All Blacks wary of wounded Boks
July 11, 2010
New Zealand's Kieran Read celebrates scoring a try during the clash at Eden Park © Getty Images
New Zealand are primed for a fierce backlash from South Africa following their crushing 32-12 victory over their old rivals in Auckland.
The All Blacks outmuscled and outplayed the Springboks in the opening clash of this year' Tri-Nations - outscoring the visitors four tries to none at Eden Park. The two sides meet again next weekend in Wellington but New Zealand coach Graham Henry has warned his players to expect a much-improved showing from the defending champions at the Westpac Stadium.
"We're surprised by the magnitude of the result," said Henry in the wake of his side's impressive showing. "The score-line was blown out of proportion. I'm sure things will be more realistic next week. We'll look at what the Springboks brought to the game that we didn't think they were going to bring. We'll get our feet back on the ground and see what alterations we need to make.
"They'll be a wounded animal next week, and they'll play accordingly. They're a quality side with bright players and they're well coached. They'll improve immensely, so it will be a more difficult game (in Wellington)."
The Springboks will be without lock Bakkies Botha, who has been ruled out of the rest of the Tri-Nations after being handed a nine-week ban for a head-butt on halfback Jimmy Cowan. The All Blacks could also have players sidelined, although through injury.
There is particular concern over utility back Richard Kahui, who suffered a shoulder injury after coming off the reserves bench for the final quarter. "We are not quite sure how bad it is," said Henry. "He's had them in the past and it doesn't sound good."
More would be known after Kahui had a scan tomorrow. Kahui came on for winger John Rokocoko, who twinged a hamstring, while Cowan had an abdominal strain. Both Rokocoko and Cowan would be checked again tomorrow.
While delighted with the performance of his players, Henry admitted to being surprised by the margin of victory and he expected "things will be more realistic" in Wellington. There had been an edge at training last week and the expectation from the coaching staff had been that a good display was on the cards, but "the scoreline got blown out of proportion from our point of view".
He noted that the Springboks were winning the second half 9-7 until prop Tony Woodcock's bonus-point try in the dying stages. Meanwhile, Henry believed the new law interpretations brought in this year had improved the game. They had made it better to watch, better to coach and better to play.
"It's not a lottery any more at the tackle and the high ball is not as significant as it was last year," he said. "I think the correct interpretation of the law, which is always the way it was meant to be interpreted, has been a real asset to the game."
A common sentiment from the New Zealand players last week was that they were itching to end the long wait they had endured to try to put right their three losses to South Africa last year.

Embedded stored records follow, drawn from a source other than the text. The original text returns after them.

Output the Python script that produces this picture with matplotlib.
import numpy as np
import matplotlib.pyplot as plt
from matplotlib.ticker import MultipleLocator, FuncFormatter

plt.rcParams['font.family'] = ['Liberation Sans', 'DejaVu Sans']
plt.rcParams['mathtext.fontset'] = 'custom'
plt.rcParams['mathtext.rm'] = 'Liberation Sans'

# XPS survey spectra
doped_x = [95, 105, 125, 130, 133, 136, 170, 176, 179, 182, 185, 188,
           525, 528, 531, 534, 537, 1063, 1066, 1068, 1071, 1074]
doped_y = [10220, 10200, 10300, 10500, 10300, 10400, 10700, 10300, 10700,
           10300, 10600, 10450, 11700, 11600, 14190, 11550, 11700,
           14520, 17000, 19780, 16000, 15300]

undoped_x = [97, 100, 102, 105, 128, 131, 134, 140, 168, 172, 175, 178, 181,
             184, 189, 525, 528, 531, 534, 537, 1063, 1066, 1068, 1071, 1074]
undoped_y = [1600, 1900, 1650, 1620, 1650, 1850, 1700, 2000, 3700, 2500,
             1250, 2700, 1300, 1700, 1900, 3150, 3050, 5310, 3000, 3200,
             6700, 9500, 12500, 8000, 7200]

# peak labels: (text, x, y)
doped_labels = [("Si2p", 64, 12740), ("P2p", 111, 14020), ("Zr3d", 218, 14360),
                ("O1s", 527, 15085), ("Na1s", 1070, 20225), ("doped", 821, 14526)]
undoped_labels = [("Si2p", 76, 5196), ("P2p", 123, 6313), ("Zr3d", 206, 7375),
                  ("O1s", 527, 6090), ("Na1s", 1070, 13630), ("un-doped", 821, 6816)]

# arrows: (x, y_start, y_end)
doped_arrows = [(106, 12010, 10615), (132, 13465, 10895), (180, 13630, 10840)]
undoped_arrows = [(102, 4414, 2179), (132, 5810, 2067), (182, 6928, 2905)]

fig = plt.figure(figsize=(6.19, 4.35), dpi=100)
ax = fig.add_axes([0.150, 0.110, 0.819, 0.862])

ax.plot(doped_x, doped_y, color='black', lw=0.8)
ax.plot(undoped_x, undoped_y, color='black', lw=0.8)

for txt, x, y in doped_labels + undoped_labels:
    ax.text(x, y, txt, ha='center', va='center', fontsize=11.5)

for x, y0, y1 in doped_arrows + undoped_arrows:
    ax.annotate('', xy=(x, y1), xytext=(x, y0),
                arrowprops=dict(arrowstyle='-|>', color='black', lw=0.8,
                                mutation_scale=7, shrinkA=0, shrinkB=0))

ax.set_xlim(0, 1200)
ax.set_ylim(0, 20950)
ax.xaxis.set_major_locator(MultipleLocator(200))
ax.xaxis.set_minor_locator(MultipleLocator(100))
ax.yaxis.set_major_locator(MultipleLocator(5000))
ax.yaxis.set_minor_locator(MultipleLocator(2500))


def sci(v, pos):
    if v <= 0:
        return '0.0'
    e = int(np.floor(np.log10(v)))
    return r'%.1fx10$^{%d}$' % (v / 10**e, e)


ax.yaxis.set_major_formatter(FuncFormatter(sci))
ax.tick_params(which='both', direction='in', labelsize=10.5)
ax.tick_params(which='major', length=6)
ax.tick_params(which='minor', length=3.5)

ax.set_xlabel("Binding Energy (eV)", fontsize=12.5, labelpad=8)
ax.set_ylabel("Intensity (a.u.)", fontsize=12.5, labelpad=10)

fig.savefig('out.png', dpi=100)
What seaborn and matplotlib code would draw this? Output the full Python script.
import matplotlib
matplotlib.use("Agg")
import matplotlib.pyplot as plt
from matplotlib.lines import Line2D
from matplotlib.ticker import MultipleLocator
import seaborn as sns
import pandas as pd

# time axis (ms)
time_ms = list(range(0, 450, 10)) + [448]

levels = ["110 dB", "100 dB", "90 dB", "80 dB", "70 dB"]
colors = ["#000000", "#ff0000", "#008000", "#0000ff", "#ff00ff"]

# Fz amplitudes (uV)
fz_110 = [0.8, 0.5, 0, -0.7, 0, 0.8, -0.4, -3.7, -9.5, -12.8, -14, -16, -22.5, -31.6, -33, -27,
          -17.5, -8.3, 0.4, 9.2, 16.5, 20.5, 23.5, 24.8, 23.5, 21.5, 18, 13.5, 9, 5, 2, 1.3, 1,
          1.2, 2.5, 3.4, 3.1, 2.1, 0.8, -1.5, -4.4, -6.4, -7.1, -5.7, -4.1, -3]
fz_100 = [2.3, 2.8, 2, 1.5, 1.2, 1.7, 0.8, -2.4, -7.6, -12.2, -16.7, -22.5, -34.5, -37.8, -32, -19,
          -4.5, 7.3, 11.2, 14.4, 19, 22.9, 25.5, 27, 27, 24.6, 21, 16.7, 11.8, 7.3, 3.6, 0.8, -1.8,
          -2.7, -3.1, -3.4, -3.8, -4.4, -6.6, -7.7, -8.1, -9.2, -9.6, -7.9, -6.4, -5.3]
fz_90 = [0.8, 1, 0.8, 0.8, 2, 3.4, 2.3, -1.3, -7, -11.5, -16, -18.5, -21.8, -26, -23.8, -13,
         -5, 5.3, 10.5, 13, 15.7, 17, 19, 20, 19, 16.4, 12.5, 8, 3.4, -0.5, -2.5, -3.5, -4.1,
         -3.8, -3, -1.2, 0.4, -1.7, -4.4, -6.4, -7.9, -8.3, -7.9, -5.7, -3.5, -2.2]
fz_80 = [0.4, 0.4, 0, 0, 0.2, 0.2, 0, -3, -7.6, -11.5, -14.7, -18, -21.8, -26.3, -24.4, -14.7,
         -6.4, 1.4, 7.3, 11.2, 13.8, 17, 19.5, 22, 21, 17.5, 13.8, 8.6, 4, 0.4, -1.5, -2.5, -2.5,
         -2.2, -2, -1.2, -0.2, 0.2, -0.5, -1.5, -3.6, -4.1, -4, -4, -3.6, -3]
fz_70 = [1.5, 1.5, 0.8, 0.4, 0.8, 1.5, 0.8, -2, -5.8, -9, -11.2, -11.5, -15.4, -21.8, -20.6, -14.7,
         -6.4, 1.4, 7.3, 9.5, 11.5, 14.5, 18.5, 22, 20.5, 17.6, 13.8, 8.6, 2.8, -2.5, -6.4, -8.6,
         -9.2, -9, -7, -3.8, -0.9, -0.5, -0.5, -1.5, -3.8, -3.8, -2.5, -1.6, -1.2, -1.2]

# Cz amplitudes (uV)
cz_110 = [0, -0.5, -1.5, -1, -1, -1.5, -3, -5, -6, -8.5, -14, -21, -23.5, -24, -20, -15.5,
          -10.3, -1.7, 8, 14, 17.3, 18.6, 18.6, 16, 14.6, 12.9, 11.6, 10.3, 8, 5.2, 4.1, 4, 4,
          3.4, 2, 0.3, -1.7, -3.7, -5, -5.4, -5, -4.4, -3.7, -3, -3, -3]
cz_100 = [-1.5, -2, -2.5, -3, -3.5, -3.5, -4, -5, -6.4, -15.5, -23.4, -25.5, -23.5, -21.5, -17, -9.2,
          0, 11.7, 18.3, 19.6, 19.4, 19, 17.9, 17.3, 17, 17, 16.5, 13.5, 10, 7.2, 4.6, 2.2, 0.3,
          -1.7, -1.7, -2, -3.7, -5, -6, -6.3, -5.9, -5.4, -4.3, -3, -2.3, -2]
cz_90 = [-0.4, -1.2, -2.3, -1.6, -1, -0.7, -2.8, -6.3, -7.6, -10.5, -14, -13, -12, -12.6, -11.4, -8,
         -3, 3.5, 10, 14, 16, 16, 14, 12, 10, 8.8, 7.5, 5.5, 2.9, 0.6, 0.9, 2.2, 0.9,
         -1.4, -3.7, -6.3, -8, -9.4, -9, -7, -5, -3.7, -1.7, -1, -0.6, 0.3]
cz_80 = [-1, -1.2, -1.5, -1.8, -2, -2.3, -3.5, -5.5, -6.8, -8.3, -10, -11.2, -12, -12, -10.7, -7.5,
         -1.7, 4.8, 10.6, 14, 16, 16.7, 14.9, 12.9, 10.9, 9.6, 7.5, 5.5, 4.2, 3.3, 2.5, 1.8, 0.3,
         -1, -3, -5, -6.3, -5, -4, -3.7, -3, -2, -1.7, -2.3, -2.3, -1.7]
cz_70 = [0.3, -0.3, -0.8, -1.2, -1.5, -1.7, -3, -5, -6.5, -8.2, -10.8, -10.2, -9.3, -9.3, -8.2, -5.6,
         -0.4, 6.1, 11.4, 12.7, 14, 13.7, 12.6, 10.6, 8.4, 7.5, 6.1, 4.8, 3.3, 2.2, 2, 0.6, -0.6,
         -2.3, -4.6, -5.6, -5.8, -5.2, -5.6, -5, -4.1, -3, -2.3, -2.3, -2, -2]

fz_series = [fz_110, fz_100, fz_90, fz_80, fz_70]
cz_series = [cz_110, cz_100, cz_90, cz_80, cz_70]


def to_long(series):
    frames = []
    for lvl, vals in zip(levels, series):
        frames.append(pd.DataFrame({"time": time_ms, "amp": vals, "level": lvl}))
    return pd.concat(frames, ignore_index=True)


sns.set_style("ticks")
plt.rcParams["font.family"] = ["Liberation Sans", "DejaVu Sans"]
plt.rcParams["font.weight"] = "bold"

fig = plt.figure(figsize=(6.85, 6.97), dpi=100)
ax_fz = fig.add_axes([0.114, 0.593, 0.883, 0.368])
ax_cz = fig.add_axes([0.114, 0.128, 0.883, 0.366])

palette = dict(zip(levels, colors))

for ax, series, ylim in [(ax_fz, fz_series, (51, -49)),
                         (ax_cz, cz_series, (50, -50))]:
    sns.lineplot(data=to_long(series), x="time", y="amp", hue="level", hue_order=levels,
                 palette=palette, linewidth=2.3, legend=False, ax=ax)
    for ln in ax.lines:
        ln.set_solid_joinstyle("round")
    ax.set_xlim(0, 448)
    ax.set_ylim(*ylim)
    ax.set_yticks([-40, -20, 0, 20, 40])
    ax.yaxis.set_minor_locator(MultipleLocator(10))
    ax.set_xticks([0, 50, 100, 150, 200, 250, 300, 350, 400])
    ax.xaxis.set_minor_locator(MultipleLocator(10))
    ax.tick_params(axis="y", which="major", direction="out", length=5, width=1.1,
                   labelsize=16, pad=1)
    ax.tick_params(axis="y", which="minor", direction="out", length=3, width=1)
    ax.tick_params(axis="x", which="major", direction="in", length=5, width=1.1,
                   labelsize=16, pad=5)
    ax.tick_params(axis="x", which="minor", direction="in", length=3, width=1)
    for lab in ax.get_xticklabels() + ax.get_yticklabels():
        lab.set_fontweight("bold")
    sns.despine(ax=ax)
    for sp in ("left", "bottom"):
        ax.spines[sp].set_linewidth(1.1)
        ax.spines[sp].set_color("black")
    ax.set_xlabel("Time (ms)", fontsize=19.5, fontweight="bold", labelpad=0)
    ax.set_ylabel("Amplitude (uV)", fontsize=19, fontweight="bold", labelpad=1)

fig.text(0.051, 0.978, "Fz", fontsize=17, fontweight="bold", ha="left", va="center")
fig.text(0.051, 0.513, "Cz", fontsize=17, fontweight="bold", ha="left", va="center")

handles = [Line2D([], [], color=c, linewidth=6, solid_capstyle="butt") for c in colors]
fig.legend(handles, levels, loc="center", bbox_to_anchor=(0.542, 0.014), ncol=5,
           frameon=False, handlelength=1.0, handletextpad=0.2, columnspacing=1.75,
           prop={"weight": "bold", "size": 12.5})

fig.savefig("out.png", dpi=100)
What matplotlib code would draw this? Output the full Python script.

Springboks skipper John Smit said there would be plenty of motivation in his own camp after the manner of the defeat at Eden Park. "We certainly didn't rock up, the lights were out," he said. "We've got a lot of work on." Among the few positives for his side was that they couldn't do any worse, he said.
A feature of the match was how the All Blacks managed to turn the tables in the lineouts, one of the strengths of the Springboks game and where lock Victor Matfield usually reigned supreme. Smit put his hand up when assessing what had gone wrong, saying his throwing in hadn't been the best in training and that came through in the game.
"They got a lot more people in the air and that obviously puts a lot more pressure on," the 97-test hooker said. "But I think Victor will be a little frustrated with the kinds of balls I was putting in to the guys."